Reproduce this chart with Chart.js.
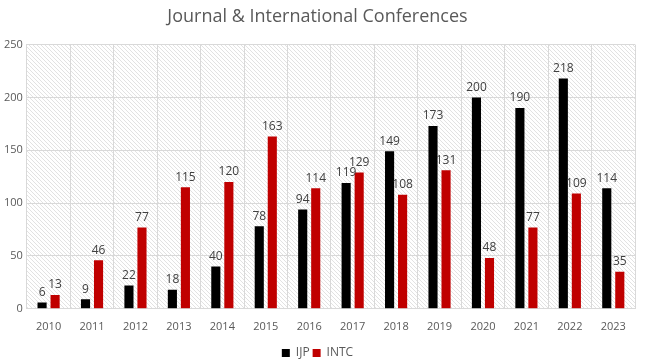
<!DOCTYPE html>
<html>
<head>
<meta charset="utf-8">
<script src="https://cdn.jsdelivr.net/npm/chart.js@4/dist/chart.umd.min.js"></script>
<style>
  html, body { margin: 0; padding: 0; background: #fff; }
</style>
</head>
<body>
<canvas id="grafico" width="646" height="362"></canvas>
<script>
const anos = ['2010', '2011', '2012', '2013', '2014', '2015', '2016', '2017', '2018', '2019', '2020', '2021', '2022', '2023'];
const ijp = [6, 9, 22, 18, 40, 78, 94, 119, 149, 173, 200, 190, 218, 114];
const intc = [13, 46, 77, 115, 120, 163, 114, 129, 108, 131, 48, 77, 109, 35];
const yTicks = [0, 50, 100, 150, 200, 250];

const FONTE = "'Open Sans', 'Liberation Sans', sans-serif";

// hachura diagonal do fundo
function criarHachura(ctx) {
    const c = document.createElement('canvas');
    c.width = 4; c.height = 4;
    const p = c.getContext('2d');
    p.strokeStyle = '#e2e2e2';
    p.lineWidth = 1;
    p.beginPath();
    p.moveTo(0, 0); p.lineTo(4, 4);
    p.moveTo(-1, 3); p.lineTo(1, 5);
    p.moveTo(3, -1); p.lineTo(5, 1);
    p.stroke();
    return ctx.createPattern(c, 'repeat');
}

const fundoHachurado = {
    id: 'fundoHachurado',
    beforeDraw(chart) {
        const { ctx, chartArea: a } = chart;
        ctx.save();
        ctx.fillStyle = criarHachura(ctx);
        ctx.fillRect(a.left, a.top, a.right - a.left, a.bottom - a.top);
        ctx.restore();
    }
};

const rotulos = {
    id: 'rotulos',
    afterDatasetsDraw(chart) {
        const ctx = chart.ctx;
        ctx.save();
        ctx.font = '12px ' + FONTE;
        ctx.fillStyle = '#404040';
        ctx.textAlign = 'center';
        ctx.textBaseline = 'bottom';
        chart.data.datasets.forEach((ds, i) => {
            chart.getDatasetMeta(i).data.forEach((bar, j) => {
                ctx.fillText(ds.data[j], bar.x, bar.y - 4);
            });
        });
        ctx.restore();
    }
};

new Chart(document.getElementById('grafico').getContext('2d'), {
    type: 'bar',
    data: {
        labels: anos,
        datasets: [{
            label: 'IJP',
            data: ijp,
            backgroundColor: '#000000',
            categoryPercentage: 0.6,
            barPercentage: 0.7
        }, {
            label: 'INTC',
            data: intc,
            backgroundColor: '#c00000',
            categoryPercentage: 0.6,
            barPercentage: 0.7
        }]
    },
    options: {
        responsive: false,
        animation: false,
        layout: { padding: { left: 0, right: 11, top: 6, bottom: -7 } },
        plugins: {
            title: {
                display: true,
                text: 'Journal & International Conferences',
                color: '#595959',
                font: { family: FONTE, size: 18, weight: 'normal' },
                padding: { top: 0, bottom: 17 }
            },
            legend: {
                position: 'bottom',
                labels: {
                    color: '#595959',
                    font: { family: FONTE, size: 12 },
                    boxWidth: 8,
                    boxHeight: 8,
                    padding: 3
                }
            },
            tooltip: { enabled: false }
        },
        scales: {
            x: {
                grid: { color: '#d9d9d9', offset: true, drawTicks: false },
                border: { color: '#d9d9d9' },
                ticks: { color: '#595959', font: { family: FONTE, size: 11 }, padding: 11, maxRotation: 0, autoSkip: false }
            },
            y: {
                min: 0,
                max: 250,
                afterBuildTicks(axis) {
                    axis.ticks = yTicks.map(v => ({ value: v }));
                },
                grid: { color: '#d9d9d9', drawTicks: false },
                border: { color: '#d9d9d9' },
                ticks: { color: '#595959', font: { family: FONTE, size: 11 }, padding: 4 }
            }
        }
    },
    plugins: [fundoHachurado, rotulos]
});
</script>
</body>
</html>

What you have to do: Give an exact copy of the material, leaving out every picture.

Task output:
Reproduce this chart with Chart.js.
<!DOCTYPE html>
<html>
<head>
<meta charset="utf-8">
<script src="https://cdn.jsdelivr.net/npm/chart.js@4/dist/chart.umd.min.js"></script>
<style>
  html, body { margin: 0; padding: 0; background: #fff; }
</style>
</head>
<body>
<canvas id="grafico" width="646" height="362"></canvas>
<script>
const anos = ['2010', '2011', '2012', '2013', '2014', '2015', '2016', '2017', '2018', '2019', '2020', '2021', '2022', '2023'];
const ijp = [6, 9, 22, 18, 40, 78, 94, 119, 149, 173, 200, 190, 218, 114];
const intc = [13, 46, 77, 115, 120, 163, 114, 129, 108, 131, 48, 77, 109, 35];
const yTicks = [0, 50, 100, 150, 200, 250];

const FONTE = "'Open Sans', 'Liberation Sans', sans-serif";

// hachura diagonal do fundo
function criarHachura(ctx) {
    const c = document.createElement('canvas');
    c.width = 4; c.height = 4;
    const p = c.getContext('2d');
    p.strokeStyle = '#e2e2e2';
    p.lineWidth = 1;
    p.beginPath();
    p.moveTo(0, 0); p.lineTo(4, 4);
    p.moveTo(-1, 3); p.lineTo(1, 5);
    p.moveTo(3, -1); p.lineTo(5, 1);
    p.stroke();
    return ctx.createPattern(c, 'repeat');
}

const fundoHachurado = {
    id: 'fundoHachurado',
    beforeDraw(chart) {
        const { ctx, chartArea: a } = chart;
        ctx.save();
        ctx.fillStyle = criarHachura(ctx);
        ctx.fillRect(a.left, a.top, a.right - a.left, a.bottom - a.top);
        ctx.restore();
    }
};

const rotulos = {
    id: 'rotulos',
    afterDatasetsDraw(chart) {
        const ctx = chart.ctx;
        ctx.save();
        ctx.font = '12px ' + FONTE;
        ctx.fillStyle = '#404040';
        ctx.textAlign = 'center';
        ctx.textBaseline = 'bottom';
        chart.data.datasets.forEach((ds, i) => {
            chart.getDatasetMeta(i).data.forEach((bar, j) => {
                ctx.fillText(ds.data[j], bar.x, bar.y - 4);
            });
        });
        ctx.restore();
    }
};

new Chart(document.getElementById('grafico').getContext('2d'), {
    type: 'bar',
    data: {
        labels: anos,
        datasets: [{
            label: 'IJP',
            data: ijp,
            backgroundColor: '#000000',
            categoryPercentage: 0.6,
            barPercentage: 0.7
        }, {
            label: 'INTC',
            data: intc,
            backgroundColor: '#c00000',
            categoryPercentage: 0.6,
            barPercentage: 0.7
        }]
    },
    options: {
        responsive: false,
        animation: false,
        layout: { padding: { left: 0, right: 11, top: 6, bottom: -7 } },
        plugins: {
            title: {
                display: true,
                text: 'Journal & International Conferences',
                color: '#595959',
                font: { family: FONTE, size: 18, weight: 'normal' },
                padding: { top: 0, bottom: 17 }
            },
            legend: {
                position: 'bottom',
                labels: {
                    color: '#595959',
                    font: { family: FONTE, size: 12 },
                    boxWidth: 8,
                    boxHeight: 8,
                    padding: 3
                }
            },
            tooltip: { enabled: false }
        },
        scales: {
            x: {
                grid: { color: '#d9d9d9', offset: true, drawTicks: false },
                border: { color: '#d9d9d9' },
                ticks: { color: '#595959', font: { family: FONTE, size: 11 }, padding: 11, maxRotation: 0, autoSkip: false }
            },
            y: {
                min: 0,
                max: 250,
                afterBuildTicks(axis) {
                    axis.ticks = yTicks.map(v => ({ value: v }));
                },
                grid: { color: '#d9d9d9', drawTicks: false },
                border: { color: '#d9d9d9' },
                ticks: { color: '#595959', font: { family: FONTE, size: 11 }, padding: 4 }
            }
        }
    },
    plugins: [fundoHachurado, rotulos]
});
</script>
</body>
</html>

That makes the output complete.